Die Leere kann auch Neues bringen
Schweiz

Drei Fragen zu Ökumene, Wohlstand, leere Kirchen

Die Kirchen sind schnell wieder voll, wenn der Wohlstand ernsthaft in Gefahr ist, sagt der Thurgauer Staatsarchivar André Salathé. kath.ch konfrontierte ihn nach seinem Festvortrag zur Gründung der Thurgauer Landeskirchen mit drei spitzen Fragen.

Claudia Koch

Herr Salathé, Sie sagen in Ihrem Referat, dass es im Thurgau fast in jeder Gemeinde zwei Konfessionen gab. Haben Sie eine Erklärung dafür?

André Salathé: Der Thurgau war ab 1460 ein gemeineidgenössisches Untertanengebiet, wurde also von katholischen und reformierten Ständen (Zürich, Bern) gemeinsam regiert. So konnte keine Partei die Konfession des Thurgaus allein bestimmen. Die Folge war, dass es beide gab, und zwar praktisch in jeder Gemeinde.

Wie nehmen Sie heute die Beziehung der beiden Landeskirchen wahr: mehr vereint oder mehr getrennt?

Salathé: Schwer zu sagen. Es gibt Unterschiede, aber auch Gemeinsamkeiten.

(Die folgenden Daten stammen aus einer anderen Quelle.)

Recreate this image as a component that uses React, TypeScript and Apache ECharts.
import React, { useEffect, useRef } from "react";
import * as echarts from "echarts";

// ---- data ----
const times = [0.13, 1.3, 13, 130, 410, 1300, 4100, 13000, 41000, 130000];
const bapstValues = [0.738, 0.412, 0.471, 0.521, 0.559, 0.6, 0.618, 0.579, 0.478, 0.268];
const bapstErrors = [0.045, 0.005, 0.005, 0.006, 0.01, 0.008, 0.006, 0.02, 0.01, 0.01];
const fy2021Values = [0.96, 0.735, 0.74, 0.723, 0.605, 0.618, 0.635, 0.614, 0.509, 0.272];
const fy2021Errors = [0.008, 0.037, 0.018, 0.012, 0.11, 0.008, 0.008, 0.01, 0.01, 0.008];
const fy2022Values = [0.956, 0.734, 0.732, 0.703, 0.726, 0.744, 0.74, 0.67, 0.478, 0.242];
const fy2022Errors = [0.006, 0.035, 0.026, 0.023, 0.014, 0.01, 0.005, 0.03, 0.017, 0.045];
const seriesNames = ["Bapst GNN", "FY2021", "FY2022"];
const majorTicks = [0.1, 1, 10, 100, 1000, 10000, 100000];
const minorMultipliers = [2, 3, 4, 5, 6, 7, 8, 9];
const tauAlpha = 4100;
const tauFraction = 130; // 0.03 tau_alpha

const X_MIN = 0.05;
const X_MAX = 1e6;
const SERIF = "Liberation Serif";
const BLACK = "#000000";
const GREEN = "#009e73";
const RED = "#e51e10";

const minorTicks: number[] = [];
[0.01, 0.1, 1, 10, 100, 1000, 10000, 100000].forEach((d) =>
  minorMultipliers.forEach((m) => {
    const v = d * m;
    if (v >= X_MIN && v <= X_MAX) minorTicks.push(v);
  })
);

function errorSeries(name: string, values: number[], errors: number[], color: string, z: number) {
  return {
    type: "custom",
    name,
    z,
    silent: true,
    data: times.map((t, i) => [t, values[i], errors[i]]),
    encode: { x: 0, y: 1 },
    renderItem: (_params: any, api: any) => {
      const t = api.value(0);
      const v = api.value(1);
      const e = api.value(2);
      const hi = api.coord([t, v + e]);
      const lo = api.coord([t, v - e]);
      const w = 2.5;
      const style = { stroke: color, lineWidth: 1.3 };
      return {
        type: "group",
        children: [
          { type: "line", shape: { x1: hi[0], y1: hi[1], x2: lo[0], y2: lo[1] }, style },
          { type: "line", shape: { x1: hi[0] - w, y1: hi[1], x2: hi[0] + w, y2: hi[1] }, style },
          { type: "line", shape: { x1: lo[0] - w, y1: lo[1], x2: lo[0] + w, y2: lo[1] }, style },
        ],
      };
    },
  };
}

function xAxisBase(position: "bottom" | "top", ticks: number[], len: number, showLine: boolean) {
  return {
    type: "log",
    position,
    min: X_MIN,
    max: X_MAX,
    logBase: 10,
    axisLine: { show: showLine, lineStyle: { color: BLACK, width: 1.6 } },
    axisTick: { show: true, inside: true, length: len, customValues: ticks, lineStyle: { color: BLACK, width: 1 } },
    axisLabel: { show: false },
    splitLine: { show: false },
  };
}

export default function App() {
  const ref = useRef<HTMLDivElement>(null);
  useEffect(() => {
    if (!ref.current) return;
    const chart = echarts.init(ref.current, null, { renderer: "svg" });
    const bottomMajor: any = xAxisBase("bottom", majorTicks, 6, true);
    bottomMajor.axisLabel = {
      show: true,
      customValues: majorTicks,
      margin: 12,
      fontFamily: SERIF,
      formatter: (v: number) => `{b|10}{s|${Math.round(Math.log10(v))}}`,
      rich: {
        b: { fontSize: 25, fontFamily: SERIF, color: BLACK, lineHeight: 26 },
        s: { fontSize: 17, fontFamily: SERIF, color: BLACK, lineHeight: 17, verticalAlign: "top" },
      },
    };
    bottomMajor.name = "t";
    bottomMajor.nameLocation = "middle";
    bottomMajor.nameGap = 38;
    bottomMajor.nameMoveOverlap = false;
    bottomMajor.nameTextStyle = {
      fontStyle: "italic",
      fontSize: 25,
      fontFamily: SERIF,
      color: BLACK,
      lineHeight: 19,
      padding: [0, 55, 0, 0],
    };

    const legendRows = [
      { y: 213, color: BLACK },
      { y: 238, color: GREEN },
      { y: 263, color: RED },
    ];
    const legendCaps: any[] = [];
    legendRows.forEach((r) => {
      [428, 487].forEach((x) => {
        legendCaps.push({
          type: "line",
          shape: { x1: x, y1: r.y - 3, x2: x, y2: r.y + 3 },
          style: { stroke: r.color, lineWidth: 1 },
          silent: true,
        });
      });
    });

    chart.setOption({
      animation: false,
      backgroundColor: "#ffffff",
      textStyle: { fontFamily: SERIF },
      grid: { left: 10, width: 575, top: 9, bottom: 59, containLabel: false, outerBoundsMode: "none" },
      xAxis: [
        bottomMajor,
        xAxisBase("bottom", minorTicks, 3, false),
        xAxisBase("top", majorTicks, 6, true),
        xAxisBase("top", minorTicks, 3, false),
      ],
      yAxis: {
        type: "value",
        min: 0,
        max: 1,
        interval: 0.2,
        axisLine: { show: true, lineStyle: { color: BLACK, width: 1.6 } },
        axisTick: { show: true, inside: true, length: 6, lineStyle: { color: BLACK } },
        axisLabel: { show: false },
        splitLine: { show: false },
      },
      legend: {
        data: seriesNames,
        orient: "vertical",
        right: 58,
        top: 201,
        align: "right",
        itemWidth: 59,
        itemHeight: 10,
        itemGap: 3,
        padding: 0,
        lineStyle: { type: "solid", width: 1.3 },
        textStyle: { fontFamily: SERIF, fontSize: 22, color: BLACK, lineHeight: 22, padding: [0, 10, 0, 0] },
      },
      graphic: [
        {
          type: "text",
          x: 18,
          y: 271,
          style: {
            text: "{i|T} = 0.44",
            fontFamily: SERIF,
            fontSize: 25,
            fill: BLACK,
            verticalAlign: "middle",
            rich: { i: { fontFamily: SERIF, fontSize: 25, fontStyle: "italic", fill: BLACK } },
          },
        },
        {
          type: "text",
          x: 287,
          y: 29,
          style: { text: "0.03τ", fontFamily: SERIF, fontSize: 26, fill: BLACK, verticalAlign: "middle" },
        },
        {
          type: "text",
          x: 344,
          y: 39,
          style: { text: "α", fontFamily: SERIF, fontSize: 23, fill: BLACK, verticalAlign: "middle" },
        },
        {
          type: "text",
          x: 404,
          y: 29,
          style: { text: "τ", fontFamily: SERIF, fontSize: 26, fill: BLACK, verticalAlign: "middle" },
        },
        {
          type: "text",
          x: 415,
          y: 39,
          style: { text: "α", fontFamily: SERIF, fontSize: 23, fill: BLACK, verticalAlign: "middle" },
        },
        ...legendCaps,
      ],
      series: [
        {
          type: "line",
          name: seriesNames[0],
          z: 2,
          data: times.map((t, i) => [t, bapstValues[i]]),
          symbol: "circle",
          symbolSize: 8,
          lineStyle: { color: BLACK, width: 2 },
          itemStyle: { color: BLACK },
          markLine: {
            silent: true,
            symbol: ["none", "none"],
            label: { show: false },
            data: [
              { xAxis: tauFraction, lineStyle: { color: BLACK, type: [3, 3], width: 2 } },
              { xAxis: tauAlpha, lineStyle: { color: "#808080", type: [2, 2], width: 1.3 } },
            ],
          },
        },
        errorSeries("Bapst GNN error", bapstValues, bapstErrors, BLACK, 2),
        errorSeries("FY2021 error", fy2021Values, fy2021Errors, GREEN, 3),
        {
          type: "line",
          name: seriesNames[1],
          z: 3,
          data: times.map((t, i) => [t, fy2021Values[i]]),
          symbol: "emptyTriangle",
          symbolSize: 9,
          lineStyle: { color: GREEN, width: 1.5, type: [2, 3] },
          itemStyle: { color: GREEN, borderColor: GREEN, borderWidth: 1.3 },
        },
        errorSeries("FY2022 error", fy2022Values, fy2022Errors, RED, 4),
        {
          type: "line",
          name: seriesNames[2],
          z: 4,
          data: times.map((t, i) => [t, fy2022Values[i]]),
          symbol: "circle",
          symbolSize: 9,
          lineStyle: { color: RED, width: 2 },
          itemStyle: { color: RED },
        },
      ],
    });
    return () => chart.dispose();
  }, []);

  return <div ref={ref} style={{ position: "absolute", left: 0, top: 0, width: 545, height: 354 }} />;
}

Je mehr Schäfchen den Landeskirchen davonlaufen und je mehr Angehörige anderer Religionen ins Land kommen, desto mehr werden sich die beiden Landeskirchen auch ins gleiche Boot setzen müssen.

Beide Konfessionen stehen vor Problemen: Den Katholiken gehen die Pfarrer aus und bei beiden werden die Gottesdienstbesucher weniger. Was würde fehlen, wenn es weniger oder keine Kirchen mehr gäbe?

Salathé: Die Kirchen als Gemeinschaften – aber auch die Gebäude – sind Ausdruck einer jahrtausendealten Kultur, die ich insgesamt nicht missen möchte. Der Glockenschlag und der Kirchturm sind hochwichtige Identifikationsmittel. Andererseits muss ich als Historiker auch sagen: Wandel hat es immer gegeben und wird es immer geben; Altes geht, Neues kommt – das ist der Welten Lauf. Im Übrigen bin ich mir fast sicher, dass die Kirchen schnell wieder voll wären, geriete unser Wohlstand ernsthaft in Gefahr.